Henry Gibson- One Of Cinema’s Most Memorable Nazis

My mother would not let me watch Rowan & Martin’s Laugh-In in the early 70’s. She felt it was too vulgar and that I would not understand the humor that was being used. So like most kids I would sneak over to my best friend’s house and watch it. By today’s standard there was nothing to it to get upset about and many of the jokes were not that great .

It did change the culture and many of the catch phases of the time were invented on Laugh-In. The regulars on the show included Goldie Hawn, Lily Tomlin, Ruth Buzzi, Judy Carne, Larry Hovis, Arte Johnson, Teresa Graves, Jo Anne Worley and Henry Gibson.

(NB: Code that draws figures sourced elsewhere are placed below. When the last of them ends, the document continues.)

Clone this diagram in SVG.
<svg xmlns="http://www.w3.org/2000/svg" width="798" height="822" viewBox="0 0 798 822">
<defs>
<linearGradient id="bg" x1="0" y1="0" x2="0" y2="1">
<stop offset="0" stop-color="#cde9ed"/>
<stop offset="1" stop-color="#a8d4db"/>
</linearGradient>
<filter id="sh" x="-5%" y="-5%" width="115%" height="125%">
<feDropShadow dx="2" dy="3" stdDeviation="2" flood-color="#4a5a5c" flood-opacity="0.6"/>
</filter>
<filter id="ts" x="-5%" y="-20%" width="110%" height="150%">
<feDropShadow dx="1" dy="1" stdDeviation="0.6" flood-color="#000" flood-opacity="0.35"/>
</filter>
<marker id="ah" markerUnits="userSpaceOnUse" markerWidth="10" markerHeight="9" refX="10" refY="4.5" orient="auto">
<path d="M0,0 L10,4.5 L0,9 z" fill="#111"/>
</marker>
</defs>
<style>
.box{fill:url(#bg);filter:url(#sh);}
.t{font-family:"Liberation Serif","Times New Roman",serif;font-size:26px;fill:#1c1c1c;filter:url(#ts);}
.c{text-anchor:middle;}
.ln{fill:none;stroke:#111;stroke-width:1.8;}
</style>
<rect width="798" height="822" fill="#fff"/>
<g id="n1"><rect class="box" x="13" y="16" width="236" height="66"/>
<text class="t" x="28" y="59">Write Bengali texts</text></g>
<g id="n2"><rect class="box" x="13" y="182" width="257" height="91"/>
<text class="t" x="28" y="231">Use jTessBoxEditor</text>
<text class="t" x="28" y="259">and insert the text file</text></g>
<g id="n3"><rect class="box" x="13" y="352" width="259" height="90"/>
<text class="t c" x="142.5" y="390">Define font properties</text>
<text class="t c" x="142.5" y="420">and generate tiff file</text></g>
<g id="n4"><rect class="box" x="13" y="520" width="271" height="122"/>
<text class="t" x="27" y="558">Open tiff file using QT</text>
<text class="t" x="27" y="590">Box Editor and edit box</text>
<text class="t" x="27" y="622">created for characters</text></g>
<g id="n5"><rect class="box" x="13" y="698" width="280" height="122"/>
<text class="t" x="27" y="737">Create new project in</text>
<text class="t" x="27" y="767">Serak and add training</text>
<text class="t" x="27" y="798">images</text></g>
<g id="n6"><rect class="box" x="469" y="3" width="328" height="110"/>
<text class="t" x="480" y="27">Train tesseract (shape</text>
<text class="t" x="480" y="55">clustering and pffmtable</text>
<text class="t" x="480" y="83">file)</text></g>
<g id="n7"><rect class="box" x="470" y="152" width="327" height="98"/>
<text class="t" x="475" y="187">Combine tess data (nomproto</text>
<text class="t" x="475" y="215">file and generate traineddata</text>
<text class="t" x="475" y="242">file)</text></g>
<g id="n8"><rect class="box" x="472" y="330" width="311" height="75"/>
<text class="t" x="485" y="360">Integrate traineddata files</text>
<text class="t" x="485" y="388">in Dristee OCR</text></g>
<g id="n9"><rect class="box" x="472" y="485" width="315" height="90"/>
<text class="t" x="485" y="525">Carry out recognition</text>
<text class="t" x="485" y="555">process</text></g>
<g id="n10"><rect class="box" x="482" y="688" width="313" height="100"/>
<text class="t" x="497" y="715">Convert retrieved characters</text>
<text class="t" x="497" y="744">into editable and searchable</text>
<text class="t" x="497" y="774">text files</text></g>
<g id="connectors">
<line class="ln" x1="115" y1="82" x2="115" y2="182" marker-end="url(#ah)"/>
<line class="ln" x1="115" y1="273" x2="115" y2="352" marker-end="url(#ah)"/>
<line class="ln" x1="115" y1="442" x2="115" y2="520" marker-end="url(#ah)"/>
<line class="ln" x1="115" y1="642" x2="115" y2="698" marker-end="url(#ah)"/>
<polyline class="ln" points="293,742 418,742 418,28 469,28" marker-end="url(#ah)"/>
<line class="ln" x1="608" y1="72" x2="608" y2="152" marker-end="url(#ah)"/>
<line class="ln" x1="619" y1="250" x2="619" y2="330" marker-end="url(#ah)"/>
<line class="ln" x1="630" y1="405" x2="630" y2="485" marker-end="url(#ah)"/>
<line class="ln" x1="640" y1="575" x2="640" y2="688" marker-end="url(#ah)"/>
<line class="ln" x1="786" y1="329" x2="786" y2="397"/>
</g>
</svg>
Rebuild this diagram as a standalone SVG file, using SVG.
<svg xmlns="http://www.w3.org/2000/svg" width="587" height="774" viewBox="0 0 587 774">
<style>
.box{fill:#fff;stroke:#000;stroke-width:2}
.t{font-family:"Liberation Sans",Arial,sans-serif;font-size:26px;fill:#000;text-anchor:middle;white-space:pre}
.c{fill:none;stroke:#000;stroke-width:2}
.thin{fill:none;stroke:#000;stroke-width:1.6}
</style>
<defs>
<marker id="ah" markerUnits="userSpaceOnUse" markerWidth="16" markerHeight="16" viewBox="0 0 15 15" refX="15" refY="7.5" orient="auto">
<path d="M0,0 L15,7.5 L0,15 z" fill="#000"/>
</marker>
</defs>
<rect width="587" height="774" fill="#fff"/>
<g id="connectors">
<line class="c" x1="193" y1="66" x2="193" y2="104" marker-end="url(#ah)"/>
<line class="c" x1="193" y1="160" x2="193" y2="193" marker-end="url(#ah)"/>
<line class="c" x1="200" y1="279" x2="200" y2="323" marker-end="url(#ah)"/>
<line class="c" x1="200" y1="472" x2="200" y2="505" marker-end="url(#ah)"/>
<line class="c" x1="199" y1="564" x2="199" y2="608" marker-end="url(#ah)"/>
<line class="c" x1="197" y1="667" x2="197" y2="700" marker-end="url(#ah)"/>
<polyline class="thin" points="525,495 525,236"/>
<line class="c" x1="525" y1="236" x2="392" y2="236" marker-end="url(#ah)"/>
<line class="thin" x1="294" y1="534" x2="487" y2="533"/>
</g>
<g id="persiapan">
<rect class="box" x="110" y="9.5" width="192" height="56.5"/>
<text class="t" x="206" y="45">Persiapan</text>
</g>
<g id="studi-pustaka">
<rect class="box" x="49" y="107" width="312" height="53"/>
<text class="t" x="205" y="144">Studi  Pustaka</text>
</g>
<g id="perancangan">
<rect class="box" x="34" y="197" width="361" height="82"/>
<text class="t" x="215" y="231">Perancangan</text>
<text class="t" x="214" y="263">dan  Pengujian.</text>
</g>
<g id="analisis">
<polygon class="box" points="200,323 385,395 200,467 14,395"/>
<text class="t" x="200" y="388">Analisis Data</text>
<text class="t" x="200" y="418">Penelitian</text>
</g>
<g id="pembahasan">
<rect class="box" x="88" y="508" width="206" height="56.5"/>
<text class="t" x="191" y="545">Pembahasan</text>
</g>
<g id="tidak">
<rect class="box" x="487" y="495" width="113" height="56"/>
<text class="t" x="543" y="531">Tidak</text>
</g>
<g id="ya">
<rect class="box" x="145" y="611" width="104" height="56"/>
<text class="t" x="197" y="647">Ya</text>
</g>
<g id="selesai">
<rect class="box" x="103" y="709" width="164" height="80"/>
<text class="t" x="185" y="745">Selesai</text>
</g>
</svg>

It is Laugh-Ins’ Henry Gibson who has taken his Final Taxi at 73.

I remember a few character’s that Gibson did on the show, including a tea-sipping priest, but mostly he read some of his funny poems.

I didn’t think much about Gibson until about 1977 when the local movie theater showed a double feature of movies that were skit comedy bits. The bill included a film called Tunnel Vison and The Kentucky Fried Movie. Gibson appeared as himself in a fund drive for the United Appeal for the Dead. In it Gibson talks about how the dead can still be a productive member of society even after they have stopped breathing.

It was John Landis’ hilarious 1980 film The Blue Brothers that brought Gibson back in the limelight. Many will remember the head of the ‘Illinois Nazis’ who The Blues Brothers ran their parade into a park stream. The rest of the film Gibson and his band keep try to kill the Blues Brothers (John Belushi and Dan Aykroyd) and are met with failure since they are “on a mission from God.” Gibson was listed as one of Cinema’s Most Memorable Neo-Nazis by Empire Magazine.

Henry Gibson was born James Bateman and created his comedy persona after serving in Air Force and joking around with a Southern accent. His character was supposed to be from Fairhope, Alabama. His first film appearance was with Jerry Lewis in 1963’s The Nutty Professor. Gibson won a supporting-actor award from the National Society of Film Critics for his character in 1975’s Nashville. He recently has been seen playing recurring roles on two TV shows, Boston Legal and King of the Hill.


2 Responses

  1. great video! it is always good to face death with dignity and pride. Thanks very much for sharing!

  2. Gibson gave a rare accurate portrayal of being wounded in Altman’s Nashville: he goes into shock after being shot. I recall being amazed at that. Underrated actor, great comedian. R.I.P.